De pequeño, las niñeras que tuvimos me formaron en la creencia de que los hombres no lloran y crecí convencido de que el llanto debilitaba. Pero ahora, al ver a mi hija educar a mi nieta, me doy cuenta de lo necesario que es soltar esas lágrimas que no he dejado brotar en más de seis décadas. 

Mi hija, al igual que mi nieta, no temen expresar sus emociones a través del llanto. Ambas me enseñan con sus actos que debo liberarme, ser valiente y permitir que las emociones fluyan; porque el llorar, como el amor, es parte esencial de la vida y nada de lo que avergonzarse, sino una manera de ser más auténticos. Cuando su hija llora, ella la acompaña y no la juzga, sabiendo que ese llanto es su forma de liberar lo que siente.

Y, a pesar de lo que opinen los machirulos, llorar es una necesidad emocional vital, tan necesaria como respirar, tiene efecto calmante y alivia el estrés. Se puede llorar como reacción a la tristeza o como expresión de alegría.

Yo, sensible y empático, racionalmente lo comprendo, pero no lo logro, aunque lo necesite.

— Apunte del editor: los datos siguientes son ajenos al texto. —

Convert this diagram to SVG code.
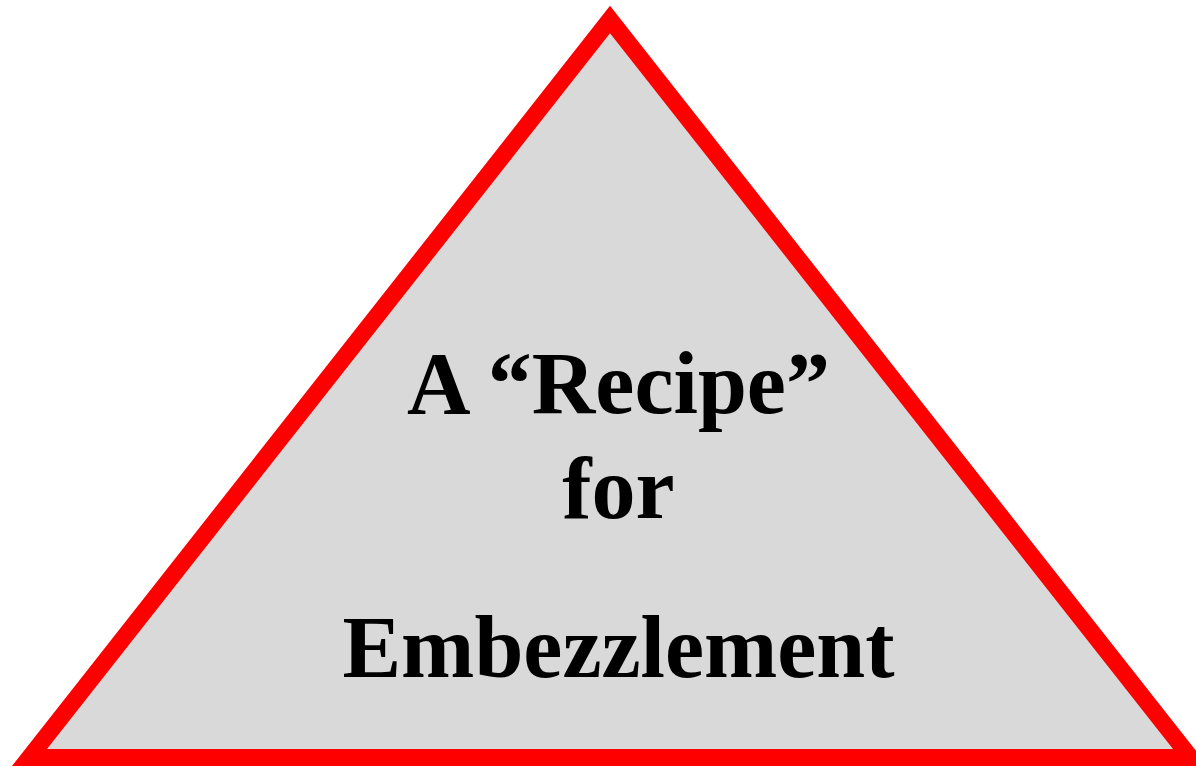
<svg xmlns="http://www.w3.org/2000/svg" width="1196" height="767" viewBox="0 0 1196 767">
<style>
.t{font-family:"Liberation Serif","Times New Roman",serif;font-weight:bold;font-size:88px;fill:#000;text-anchor:middle}
</style>
<rect width="1196" height="767" fill="#fff"/>
<g id="triangle">
<polygon points="610,19.5 1190.5,757.5 29.5,757.5" fill="#d9d9d9" stroke="#ff0000" stroke-width="17" stroke-linejoin="miter" stroke-miterlimit="10"/>
<text class="t" x="618.5" y="413">A “Recipe”</text>
<text class="t" x="618.5" y="518">for</text>
<text class="t" x="618.5" y="677">Embezzlement</text>
</g>
</svg>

Lo cincelado en mi cerebro infantil, me bloquea y, si alguna vez lloro es un instante. No me desahogo. Ahora, gracias a mi hija y nieta trato de reconstruirme y asimilar que llorar no es un signo de debilidad, sino de valentía y que reprimirlo puede generar sufrimiento emocional que puede llevar a la depresión.

A partir de ahora, si ves a alguien llorar, basta de decir aquello de “no llores”. Dile en cambio: “Llora cuanto necesites, te vendrá bien. Aquí tienes mi hombro. Siempre estaré contigo”.